- Provided material

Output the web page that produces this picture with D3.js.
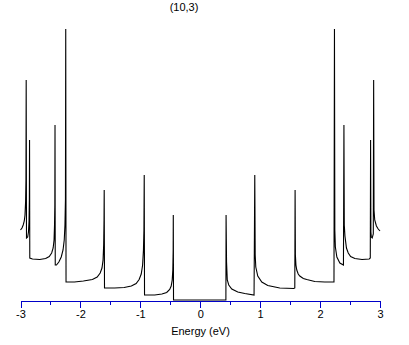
<!DOCTYPE html>
<meta charset="utf-8">
<style>
body { margin: 0; background: #fff; }
.axis path, .axis line { stroke: #0000c8; shape-rendering: crispEdges; }
.axis text { font: 11px "Liberation Sans", sans-serif; fill: #000; }
.dos { fill: none; stroke: #000; stroke-width: 1.1; }
</style>
<svg width="409" height="345"></svg>
<script src="https://cdn.jsdelivr.net/npm/d3@7"></script>
<script>

// density of states (energy in eV, DOS in arbitrary units)
var energy = [
  -3.000, -2.975, -2.955, -2.937, -2.925, -2.915, -2.909, -2.905, -2.900, -2.880, -2.867, -2.858,
  -2.852, -2.849, -2.845, -2.800, -2.680, -2.580, -2.520, -2.480, -2.455, -2.440, -2.432, -2.427,
  -2.424, -2.420, -2.400, -2.360, -2.320, -2.290, -2.270, -2.258, -2.250, -2.245, -2.240, -2.100,
  -1.950, -1.800, -1.720, -1.670, -1.640, -1.622, -1.612, -1.606, -1.603, -1.598, -1.430, -1.270,
  -1.150, -1.070, -1.020, -0.985, -0.962, -0.948, -0.940, -0.935, -0.930, -0.760, -0.640, -0.560,
  -0.510, -0.485, -0.468, -0.458, -0.452, -0.450, -0.446,
   0.000,
   0.428,  0.431,  0.439,  0.451,  0.476,  0.526,  0.626,  0.743,  0.898,  0.910,  0.917,  0.927,
   0.960,  1.027,  1.127,  1.327,  1.561,  1.578,  1.583,  1.588,  1.597,  1.611,  1.635,  1.661,
   1.720,  1.778,  1.912,  2.078,  2.232,  2.240,  2.246,  2.255,  2.280,  2.330,  2.390,  2.398,
   2.404,  2.415,  2.440,  2.470,  2.510,  2.580,  2.700,  2.820,  2.838,  2.843,  2.848,  2.855,
   2.870,  2.888,  2.894,  2.900,  2.912,  2.940,  2.970,  3.000
];
var dos = [
   7.0,  7.2,  7.5,  7.9,  8.5,  9.8, 12.0, 22.0,  6.2,  6.3,  6.8,  7.8,
  10.0, 16.0,  4.2,  4.1,  4.05, 4.15, 4.35, 4.7,  5.2,  6.0,  7.5,  9.5,
  17.5,  3.5,  3.5,  3.8,  4.3,  5.0,  6.0,  7.5, 10.0, 27.1,  1.8,  1.8,
   1.9,  2.05, 2.3,  2.7,  3.2,  4.0,  5.5,  8.0, 11.0,  1.2,  1.2,  1.25,
   1.4,  1.65, 2.05, 2.6,  3.5,  5.0,  7.0, 12.5,  0.5,  0.5,  0.6,  0.75,
   1.05, 1.4,  2.0,  3.0,  5.0,  8.5,  0.0,
   0.0,
   0.0,  8.5,  3.8,  2.0,  1.5,  1.1,  0.8,  0.65, 0.5, 12.5,  4.5,  3.3,
   2.4,  1.8,  1.45, 1.2,  1.15, 1.2, 11.0,  4.5,  3.5,  3.0,  2.6,  2.4,
   2.15, 2.05, 1.85, 1.8,  1.8, 27.1,  7.0,  5.3,  4.3,  3.7,  3.5, 17.5,
   7.5,  6.4,  5.2,  4.7,  4.35, 4.15, 4.05, 4.1,  4.2, 16.0,  6.8,  6.3,
   6.2,  6.6, 22.0,  9.0,  8.0,  7.4,  7.1,  6.9
];
var majorTicks = [-3, -2, -1, 0, 1, 2, 3];
var minorTicks = [-2.5, -1.5, -0.5, 0.5, 1.5, 2.5];

var svg = d3.select("svg");

var x = d3.scaleLinear().domain([-3, 3]).range([20.5, 380]),
    y = d3.scaleLinear().domain([0, 27]).range([300, 30]);

var points = energy.map(function(e, i) { return [e, dos[i]]; });

svg.append("path")
  .attr("class", "dos")
  .attr("d", d3.line()
    .x(function(d) { return x(d[0]); })
    .y(function(d) { return y(d[1]); })(points));

svg.append("g")
  .attr("class", "axis")
  .attr("transform", "translate(0,300.5)")
  .call(d3.axisBottom(x).tickValues(minorTicks).tickSize(4.5).tickFormat(""))
  .select(".domain").remove();

svg.append("g")
  .attr("class", "axis")
  .attr("transform", "translate(0,300.5)")
  .call(d3.axisBottom(x).tickValues(majorTicks).tickSizeInner(7).tickSizeOuter(0)
    .tickPadding(3).tickFormat(function(d) { return String(d); }));

svg.append("text")
  .attr("x", 200.5).attr("y", 335)
  .attr("text-anchor", "middle")
  .style("font", "11px 'Liberation Sans', sans-serif")
  .text("Energy (eV)");

svg.append("text")
  .attr("x", 184).attr("y", 11)
  .attr("text-anchor", "middle")
  .style("font", "11px 'Liberation Sans', sans-serif")
  .text("(10,3)");
</script>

- What needs to be done
Return the listing above in full and without alteration, excluding its pictures.

- Response
Output the web page that produces this picture with D3.js.
<!DOCTYPE html>
<meta charset="utf-8">
<style>
body { margin: 0; background: #fff; }
.axis path, .axis line { stroke: #0000c8; shape-rendering: crispEdges; }
.axis text { font: 11px "Liberation Sans", sans-serif; fill: #000; }
.dos { fill: none; stroke: #000; stroke-width: 1.1; }
</style>
<svg width="409" height="345"></svg>
<script src="https://cdn.jsdelivr.net/npm/d3@7"></script>
<script>

// density of states (energy in eV, DOS in arbitrary units)
var energy = [
  -3.000, -2.975, -2.955, -2.937, -2.925, -2.915, -2.909, -2.905, -2.900, -2.880, -2.867, -2.858,
  -2.852, -2.849, -2.845, -2.800, -2.680, -2.580, -2.520, -2.480, -2.455, -2.440, -2.432, -2.427,
  -2.424, -2.420, -2.400, -2.360, -2.320, -2.290, -2.270, -2.258, -2.250, -2.245, -2.240, -2.100,
  -1.950, -1.800, -1.720, -1.670, -1.640, -1.622, -1.612, -1.606, -1.603, -1.598, -1.430, -1.270,
  -1.150, -1.070, -1.020, -0.985, -0.962, -0.948, -0.940, -0.935, -0.930, -0.760, -0.640, -0.560,
  -0.510, -0.485, -0.468, -0.458, -0.452, -0.450, -0.446,
   0.000,
   0.428,  0.431,  0.439,  0.451,  0.476,  0.526,  0.626,  0.743,  0.898,  0.910,  0.917,  0.927,
   0.960,  1.027,  1.127,  1.327,  1.561,  1.578,  1.583,  1.588,  1.597,  1.611,  1.635,  1.661,
   1.720,  1.778,  1.912,  2.078,  2.232,  2.240,  2.246,  2.255,  2.280,  2.330,  2.390,  2.398,
   2.404,  2.415,  2.440,  2.470,  2.510,  2.580,  2.700,  2.820,  2.838,  2.843,  2.848,  2.855,
   2.870,  2.888,  2.894,  2.900,  2.912,  2.940,  2.970,  3.000
];
var dos = [
   7.0,  7.2,  7.5,  7.9,  8.5,  9.8, 12.0, 22.0,  6.2,  6.3,  6.8,  7.8,
  10.0, 16.0,  4.2,  4.1,  4.05, 4.15, 4.35, 4.7,  5.2,  6.0,  7.5,  9.5,
  17.5,  3.5,  3.5,  3.8,  4.3,  5.0,  6.0,  7.5, 10.0, 27.1,  1.8,  1.8,
   1.9,  2.05, 2.3,  2.7,  3.2,  4.0,  5.5,  8.0, 11.0,  1.2,  1.2,  1.25,
   1.4,  1.65, 2.05, 2.6,  3.5,  5.0,  7.0, 12.5,  0.5,  0.5,  0.6,  0.75,
   1.05, 1.4,  2.0,  3.0,  5.0,  8.5,  0.0,
   0.0,
   0.0,  8.5,  3.8,  2.0,  1.5,  1.1,  0.8,  0.65, 0.5, 12.5,  4.5,  3.3,
   2.4,  1.8,  1.45, 1.2,  1.15, 1.2, 11.0,  4.5,  3.5,  3.0,  2.6,  2.4,
   2.15, 2.05, 1.85, 1.8,  1.8, 27.1,  7.0,  5.3,  4.3,  3.7,  3.5, 17.5,
   7.5,  6.4,  5.2,  4.7,  4.35, 4.15, 4.05, 4.1,  4.2, 16.0,  6.8,  6.3,
   6.2,  6.6, 22.0,  9.0,  8.0,  7.4,  7.1,  6.9
];
var majorTicks = [-3, -2, -1, 0, 1, 2, 3];
var minorTicks = [-2.5, -1.5, -0.5, 0.5, 1.5, 2.5];

var svg = d3.select("svg");

var x = d3.scaleLinear().domain([-3, 3]).range([20.5, 380]),
    y = d3.scaleLinear().domain([0, 27]).range([300, 30]);

var points = energy.map(function(e, i) { return [e, dos[i]]; });

svg.append("path")
  .attr("class", "dos")
  .attr("d", d3.line()
    .x(function(d) { return x(d[0]); })
    .y(function(d) { return y(d[1]); })(points));

svg.append("g")
  .attr("class", "axis")
  .attr("transform", "translate(0,300.5)")
  .call(d3.axisBottom(x).tickValues(minorTicks).tickSize(4.5).tickFormat(""))
  .select(".domain").remove();

svg.append("g")
  .attr("class", "axis")
  .attr("transform", "translate(0,300.5)")
  .call(d3.axisBottom(x).tickValues(majorTicks).tickSizeInner(7).tickSizeOuter(0)
    .tickPadding(3).tickFormat(function(d) { return String(d); }));

svg.append("text")
  .attr("x", 200.5).attr("y", 335)
  .attr("text-anchor", "middle")
  .style("font", "11px 'Liberation Sans', sans-serif")
  .text("Energy (eV)");

svg.append("text")
  .attr("x", 184).attr("y", 11)
  .attr("text-anchor", "middle")
  .style("font", "11px 'Liberation Sans', sans-serif")
  .text("(10,3)");
</script>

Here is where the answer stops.